**What the task requires**
Copy nothing but the stretch that opens with the line containing "What Chart.js code" and closes with the line containing "const nonVacColors = months.map((m, i)". Keep pictures out.

————————

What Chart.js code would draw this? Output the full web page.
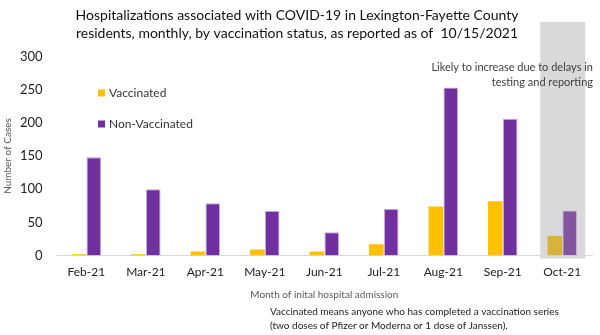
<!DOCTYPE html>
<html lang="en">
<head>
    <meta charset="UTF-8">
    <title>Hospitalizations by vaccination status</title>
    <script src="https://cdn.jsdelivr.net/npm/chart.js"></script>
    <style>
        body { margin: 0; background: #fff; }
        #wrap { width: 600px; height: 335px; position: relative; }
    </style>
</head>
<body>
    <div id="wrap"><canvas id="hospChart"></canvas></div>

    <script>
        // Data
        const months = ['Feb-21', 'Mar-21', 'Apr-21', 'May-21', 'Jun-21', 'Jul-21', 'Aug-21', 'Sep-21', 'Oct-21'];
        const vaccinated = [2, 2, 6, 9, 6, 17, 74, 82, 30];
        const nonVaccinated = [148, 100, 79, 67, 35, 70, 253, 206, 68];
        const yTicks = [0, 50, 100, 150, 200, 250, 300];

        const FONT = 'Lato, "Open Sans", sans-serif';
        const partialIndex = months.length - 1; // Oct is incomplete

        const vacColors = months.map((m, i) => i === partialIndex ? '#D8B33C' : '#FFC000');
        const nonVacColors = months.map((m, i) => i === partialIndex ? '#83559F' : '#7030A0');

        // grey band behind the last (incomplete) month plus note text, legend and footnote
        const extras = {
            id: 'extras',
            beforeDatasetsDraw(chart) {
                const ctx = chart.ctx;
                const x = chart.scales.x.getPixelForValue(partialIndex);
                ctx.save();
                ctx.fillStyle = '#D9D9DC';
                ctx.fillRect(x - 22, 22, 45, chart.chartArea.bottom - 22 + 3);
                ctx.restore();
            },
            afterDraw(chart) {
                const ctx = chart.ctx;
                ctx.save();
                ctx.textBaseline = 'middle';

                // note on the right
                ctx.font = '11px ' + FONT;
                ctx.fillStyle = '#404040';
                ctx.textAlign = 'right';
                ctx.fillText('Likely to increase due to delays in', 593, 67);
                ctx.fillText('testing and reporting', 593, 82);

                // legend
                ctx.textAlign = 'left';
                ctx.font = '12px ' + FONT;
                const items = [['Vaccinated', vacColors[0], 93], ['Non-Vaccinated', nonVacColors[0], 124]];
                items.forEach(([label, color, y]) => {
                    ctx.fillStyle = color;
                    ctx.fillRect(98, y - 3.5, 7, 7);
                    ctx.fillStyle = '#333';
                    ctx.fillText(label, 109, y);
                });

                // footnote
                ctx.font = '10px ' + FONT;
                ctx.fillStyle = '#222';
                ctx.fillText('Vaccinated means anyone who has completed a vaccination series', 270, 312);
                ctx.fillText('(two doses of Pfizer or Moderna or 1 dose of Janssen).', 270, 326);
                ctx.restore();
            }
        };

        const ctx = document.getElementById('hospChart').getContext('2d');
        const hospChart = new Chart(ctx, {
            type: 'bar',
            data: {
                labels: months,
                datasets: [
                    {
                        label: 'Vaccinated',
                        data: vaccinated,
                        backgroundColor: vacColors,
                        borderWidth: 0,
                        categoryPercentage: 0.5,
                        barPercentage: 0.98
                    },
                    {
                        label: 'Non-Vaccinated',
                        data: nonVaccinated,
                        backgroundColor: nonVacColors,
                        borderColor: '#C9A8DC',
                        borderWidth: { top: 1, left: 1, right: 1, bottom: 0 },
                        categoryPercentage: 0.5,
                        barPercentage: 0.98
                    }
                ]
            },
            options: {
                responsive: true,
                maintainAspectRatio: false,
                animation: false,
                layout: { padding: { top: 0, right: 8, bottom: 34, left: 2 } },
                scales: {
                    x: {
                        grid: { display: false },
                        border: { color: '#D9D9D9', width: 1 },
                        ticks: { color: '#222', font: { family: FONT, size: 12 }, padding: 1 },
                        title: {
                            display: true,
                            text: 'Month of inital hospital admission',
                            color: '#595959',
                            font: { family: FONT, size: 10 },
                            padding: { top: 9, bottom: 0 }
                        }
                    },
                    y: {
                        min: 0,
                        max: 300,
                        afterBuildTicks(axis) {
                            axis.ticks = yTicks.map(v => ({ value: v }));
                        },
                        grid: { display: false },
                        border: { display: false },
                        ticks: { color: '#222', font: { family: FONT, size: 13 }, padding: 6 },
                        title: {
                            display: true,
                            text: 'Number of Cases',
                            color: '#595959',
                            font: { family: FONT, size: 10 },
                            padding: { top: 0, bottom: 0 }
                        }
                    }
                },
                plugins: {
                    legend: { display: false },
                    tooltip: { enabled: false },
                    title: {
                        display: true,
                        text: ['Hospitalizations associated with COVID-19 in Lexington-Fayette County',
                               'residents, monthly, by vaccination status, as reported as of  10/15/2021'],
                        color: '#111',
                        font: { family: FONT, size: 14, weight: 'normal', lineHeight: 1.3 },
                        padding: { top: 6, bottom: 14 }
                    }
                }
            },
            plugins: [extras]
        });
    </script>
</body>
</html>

————————

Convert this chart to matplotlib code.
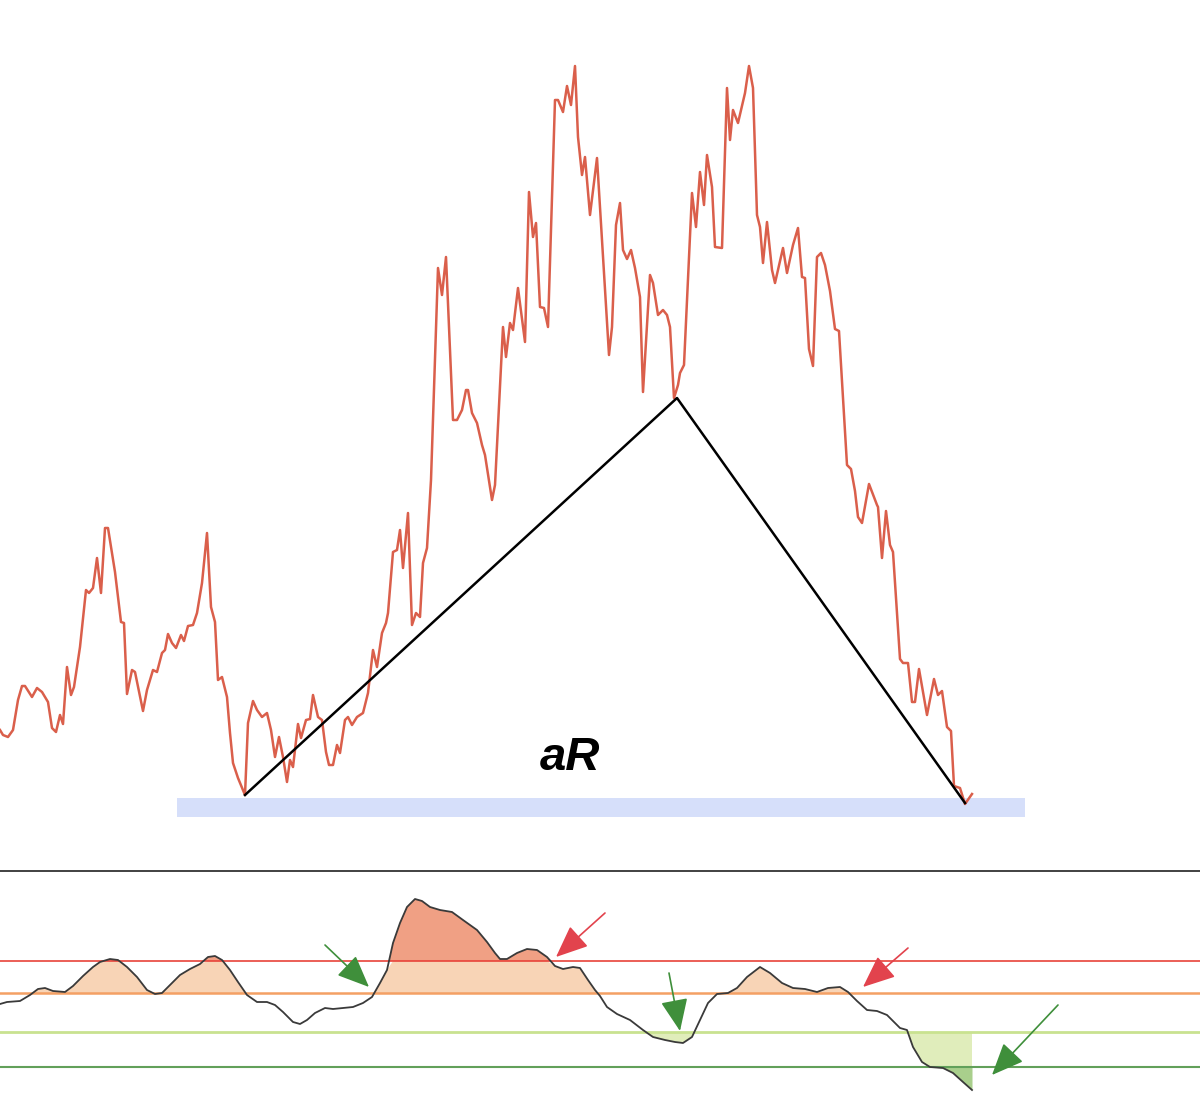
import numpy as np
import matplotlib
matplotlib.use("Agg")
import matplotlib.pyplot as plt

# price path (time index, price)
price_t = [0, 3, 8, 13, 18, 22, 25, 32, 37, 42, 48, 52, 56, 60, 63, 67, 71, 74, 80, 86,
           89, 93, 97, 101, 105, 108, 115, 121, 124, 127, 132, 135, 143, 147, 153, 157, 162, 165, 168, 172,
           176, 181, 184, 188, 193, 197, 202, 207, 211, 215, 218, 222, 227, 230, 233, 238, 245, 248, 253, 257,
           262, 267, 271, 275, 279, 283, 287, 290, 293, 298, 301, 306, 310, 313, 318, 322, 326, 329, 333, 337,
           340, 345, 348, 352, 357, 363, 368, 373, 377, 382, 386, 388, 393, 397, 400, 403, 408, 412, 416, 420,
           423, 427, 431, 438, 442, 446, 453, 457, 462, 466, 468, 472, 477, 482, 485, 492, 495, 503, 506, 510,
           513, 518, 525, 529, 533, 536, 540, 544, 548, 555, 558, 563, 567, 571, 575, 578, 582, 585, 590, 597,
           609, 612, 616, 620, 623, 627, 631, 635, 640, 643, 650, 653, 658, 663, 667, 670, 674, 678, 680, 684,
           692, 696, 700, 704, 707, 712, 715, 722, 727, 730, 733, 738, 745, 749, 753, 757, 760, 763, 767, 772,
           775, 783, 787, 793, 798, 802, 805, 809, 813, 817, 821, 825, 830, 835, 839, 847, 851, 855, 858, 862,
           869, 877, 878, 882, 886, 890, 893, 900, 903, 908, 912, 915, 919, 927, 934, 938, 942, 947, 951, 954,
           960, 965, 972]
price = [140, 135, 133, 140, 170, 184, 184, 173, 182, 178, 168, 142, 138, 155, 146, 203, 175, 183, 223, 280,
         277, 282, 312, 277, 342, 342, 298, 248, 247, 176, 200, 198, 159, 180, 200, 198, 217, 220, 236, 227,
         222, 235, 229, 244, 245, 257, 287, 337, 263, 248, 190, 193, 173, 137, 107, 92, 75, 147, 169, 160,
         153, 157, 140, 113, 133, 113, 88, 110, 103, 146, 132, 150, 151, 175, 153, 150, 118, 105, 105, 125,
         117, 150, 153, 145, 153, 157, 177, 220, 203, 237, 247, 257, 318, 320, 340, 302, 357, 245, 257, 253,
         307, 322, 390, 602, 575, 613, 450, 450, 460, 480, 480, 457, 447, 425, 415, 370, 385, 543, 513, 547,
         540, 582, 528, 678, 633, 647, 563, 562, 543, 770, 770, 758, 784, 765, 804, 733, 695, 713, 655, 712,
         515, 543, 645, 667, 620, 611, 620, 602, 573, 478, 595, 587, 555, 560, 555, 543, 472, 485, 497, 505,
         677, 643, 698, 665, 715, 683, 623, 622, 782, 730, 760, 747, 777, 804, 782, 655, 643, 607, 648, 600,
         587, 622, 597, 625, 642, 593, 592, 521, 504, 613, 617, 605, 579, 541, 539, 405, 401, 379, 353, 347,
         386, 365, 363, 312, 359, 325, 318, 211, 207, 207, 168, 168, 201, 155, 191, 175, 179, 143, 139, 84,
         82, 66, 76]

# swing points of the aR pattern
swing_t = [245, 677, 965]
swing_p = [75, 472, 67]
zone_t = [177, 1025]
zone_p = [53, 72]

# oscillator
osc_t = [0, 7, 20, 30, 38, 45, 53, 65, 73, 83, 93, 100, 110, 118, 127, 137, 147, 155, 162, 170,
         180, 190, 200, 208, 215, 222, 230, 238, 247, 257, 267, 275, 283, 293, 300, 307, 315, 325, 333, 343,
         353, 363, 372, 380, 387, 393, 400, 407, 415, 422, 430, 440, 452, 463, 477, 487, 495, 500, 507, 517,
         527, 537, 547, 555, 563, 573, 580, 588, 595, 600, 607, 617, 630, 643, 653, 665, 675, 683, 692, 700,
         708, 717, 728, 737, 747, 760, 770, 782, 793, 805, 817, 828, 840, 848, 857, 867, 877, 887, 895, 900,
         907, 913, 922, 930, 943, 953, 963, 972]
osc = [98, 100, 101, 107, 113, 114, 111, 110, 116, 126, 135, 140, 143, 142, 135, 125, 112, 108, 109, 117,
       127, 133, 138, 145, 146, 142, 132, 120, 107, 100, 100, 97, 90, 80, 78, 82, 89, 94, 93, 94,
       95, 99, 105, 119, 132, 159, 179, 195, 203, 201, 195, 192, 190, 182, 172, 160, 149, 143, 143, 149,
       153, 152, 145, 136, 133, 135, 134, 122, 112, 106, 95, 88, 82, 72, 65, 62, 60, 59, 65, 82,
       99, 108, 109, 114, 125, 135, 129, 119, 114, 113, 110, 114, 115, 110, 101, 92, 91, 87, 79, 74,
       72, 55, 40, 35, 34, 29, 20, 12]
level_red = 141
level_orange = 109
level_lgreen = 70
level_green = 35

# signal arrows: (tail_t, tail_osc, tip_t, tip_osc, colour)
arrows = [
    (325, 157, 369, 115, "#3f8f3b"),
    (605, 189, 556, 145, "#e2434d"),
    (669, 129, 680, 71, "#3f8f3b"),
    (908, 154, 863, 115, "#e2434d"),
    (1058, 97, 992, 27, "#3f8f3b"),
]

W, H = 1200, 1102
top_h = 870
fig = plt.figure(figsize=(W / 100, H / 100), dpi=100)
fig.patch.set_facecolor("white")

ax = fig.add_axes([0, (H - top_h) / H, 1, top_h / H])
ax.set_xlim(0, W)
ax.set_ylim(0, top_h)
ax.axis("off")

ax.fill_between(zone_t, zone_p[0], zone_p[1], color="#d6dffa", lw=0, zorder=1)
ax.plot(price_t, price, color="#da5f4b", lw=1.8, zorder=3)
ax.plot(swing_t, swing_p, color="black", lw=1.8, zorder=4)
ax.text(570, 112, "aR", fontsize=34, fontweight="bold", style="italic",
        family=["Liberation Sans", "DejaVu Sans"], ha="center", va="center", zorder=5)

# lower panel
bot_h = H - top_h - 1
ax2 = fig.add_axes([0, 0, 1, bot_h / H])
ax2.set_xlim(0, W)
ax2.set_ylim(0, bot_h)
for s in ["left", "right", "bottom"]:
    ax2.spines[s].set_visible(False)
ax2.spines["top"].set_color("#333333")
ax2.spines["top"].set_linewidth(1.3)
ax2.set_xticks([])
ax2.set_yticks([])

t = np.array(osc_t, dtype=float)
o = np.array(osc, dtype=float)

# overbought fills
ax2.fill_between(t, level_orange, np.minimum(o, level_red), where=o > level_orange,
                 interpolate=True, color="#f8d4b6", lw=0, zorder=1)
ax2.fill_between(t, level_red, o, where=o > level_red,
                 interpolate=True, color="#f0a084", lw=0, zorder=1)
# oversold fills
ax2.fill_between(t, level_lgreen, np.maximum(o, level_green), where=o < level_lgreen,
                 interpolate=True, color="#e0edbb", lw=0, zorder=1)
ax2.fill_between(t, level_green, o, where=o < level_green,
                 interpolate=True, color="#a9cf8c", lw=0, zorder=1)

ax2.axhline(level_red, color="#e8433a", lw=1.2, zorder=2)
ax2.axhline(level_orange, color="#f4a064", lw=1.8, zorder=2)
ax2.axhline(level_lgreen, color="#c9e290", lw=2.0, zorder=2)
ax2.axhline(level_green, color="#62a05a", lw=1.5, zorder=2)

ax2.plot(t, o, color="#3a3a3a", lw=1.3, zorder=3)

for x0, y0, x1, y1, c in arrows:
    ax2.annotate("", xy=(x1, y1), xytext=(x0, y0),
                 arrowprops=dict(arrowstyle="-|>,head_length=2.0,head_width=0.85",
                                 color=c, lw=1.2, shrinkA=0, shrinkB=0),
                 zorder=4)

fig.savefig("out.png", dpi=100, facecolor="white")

————————

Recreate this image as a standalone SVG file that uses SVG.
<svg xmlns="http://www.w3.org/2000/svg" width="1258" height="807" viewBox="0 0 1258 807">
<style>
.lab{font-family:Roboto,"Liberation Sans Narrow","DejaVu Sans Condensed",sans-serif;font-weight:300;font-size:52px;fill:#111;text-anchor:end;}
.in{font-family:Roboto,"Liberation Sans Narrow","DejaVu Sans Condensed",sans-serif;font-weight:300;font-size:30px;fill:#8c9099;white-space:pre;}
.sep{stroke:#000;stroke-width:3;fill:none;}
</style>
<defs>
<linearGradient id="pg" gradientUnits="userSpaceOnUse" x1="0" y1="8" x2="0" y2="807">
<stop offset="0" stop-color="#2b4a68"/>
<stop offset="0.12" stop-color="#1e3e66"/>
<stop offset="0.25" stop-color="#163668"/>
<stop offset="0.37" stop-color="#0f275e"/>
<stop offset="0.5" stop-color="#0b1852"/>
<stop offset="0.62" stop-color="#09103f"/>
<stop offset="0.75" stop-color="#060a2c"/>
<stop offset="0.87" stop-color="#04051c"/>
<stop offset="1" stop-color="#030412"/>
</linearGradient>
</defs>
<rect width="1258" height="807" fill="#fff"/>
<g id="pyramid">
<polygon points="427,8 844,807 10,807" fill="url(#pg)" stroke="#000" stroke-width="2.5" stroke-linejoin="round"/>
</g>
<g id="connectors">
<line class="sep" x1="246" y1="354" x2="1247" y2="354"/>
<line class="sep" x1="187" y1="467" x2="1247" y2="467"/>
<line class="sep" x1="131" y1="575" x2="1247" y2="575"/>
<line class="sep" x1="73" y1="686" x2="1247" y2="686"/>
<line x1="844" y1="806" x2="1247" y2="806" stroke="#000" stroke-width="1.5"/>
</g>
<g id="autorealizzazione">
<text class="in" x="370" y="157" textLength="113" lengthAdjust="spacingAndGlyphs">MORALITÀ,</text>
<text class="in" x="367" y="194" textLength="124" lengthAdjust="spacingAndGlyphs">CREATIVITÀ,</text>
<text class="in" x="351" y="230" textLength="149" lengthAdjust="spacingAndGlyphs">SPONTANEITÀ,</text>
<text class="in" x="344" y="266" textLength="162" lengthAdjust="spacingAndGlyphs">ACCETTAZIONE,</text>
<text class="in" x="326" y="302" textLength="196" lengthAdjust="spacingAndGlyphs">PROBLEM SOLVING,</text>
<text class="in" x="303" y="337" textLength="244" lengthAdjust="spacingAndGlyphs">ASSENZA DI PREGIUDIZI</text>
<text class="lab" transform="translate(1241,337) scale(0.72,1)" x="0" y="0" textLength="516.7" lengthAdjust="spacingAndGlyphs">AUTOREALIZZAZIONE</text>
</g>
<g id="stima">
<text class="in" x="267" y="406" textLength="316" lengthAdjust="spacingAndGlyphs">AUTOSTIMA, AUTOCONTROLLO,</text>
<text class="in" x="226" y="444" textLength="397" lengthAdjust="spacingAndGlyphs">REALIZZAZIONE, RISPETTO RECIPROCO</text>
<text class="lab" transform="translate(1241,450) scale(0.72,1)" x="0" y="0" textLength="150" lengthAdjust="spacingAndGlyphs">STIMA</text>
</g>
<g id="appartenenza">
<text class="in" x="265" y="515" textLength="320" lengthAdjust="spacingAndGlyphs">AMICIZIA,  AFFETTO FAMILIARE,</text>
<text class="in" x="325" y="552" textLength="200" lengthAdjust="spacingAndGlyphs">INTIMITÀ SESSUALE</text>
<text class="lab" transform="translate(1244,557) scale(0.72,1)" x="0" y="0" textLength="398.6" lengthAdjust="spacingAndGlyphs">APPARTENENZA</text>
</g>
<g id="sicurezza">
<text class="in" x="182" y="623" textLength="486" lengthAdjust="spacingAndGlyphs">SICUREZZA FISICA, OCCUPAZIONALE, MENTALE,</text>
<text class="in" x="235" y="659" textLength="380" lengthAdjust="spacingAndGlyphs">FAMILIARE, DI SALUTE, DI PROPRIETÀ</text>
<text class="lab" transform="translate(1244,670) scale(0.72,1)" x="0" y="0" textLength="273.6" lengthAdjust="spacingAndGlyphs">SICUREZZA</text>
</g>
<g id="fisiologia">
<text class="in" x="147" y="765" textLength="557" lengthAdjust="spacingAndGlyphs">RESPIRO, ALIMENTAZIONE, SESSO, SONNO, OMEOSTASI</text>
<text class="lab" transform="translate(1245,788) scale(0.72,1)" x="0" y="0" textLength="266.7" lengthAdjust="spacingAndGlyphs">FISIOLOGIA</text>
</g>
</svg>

————————

**Answer for the task**
What Chart.js code would draw this? Output the full web page.
<!DOCTYPE html>
<html lang="en">
<head>
    <meta charset="UTF-8">
    <title>Hospitalizations by vaccination status</title>
    <script src="https://cdn.jsdelivr.net/npm/chart.js"></script>
    <style>
        body { margin: 0; background: #fff; }
        #wrap { width: 600px; height: 335px; position: relative; }
    </style>
</head>
<body>
    <div id="wrap"><canvas id="hospChart"></canvas></div>

    <script>
        // Data
        const months = ['Feb-21', 'Mar-21', 'Apr-21', 'May-21', 'Jun-21', 'Jul-21', 'Aug-21', 'Sep-21', 'Oct-21'];
        const vaccinated = [2, 2, 6, 9, 6, 17, 74, 82, 30];
        const nonVaccinated = [148, 100, 79, 67, 35, 70, 253, 206, 68];
        const yTicks = [0, 50, 100, 150, 200, 250, 300];

        const FONT = 'Lato, "Open Sans", sans-serif';
        const partialIndex = months.length - 1; // Oct is incomplete

        const vacColors = months.map((m, i) => i === partialIndex ? '#D8B33C' : '#FFC000');
        const nonVacColors = months.map((m, i) => i === partialIndex ? '#83559F' : '#7030A0');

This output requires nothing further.